Some decisions genuinely benefit from wide agreement — matters of values, identity, or long-term direction.

Many do not.

  • Operational choices.
  • Resource allocation within agreed priorities.
  • Time-sensitive responses.

Treating every decision as a consensus exercise signals a lack of confidence in one’s own role. Over time, people stop trusting the leader’s judgment — or stop waiting for it altogether.

Consultation is not abdication

Consultation says: “I will gather perspectives to inform my decision, which I will then make and own.”

Abdication says: “I will keep asking until responsibility dissolves.”

People can feel the difference immediately. Consultation feels respectful. Abdication feels evasive.

Clear decisions create predictability

When leaders decide clearly and consistently, people learn:

  • What matters.
  • Which arguments are relevant.
  • Where the boundaries are.

This predictability reduces anxiety. People may disagree, but they can plan.

When decisions are endlessly revisited, people learn something else: persistence matters more than merit, and pressure matters more than clarity.

Decisiveness is a form of respect

A clear decision communicates three things at once:

  • “I have considered what you said.”
  • “I am taking responsibility for the outcome.”
  • “You now know where you stand.”

This is respectful. It treats people as adults capable of disagreement.

Endless consultation, by contrast, often signals: “I don’t trust myself to decide, and I need others to share the risk.”

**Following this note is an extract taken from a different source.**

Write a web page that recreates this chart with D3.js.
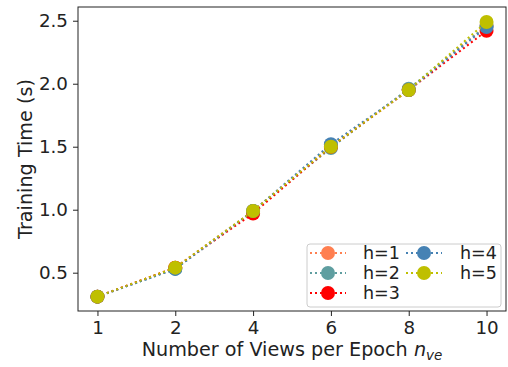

How to be clear without becoming domineering

Clarity does not require aggression or rigidity. It requires restraint.

  • Name the decision plainly: “We’re doing X.”
  • Give brief reasoning: “Because Y matters more than Z right now.”
  • Acknowledge disagreement: “I know some of you preferred another option.”
  • Stop explaining: Over-justification erodes authority.

The goal is not to eliminate dissent. It is to make the path forward legible.

When consensus genuinely matters

Consensus is appropriate when:

  • Values or identity are at stake.
  • Implementation requires genuine buy-in, not mere compliance.
  • The decision will shape culture for years.

Even then, consensus is a process — not a permanent state. Someone must eventually synthesise and decide.

Closing thought

Clarity may disappoint people. Ambiguity exhausts them.

Delayed decisions keep everyone suspended. Clear decisions allow adjustment, disagreement, or movement.

If you care about the people you lead, give them the dignity of knowing where they stand — even when the answer is not the one they hoped for.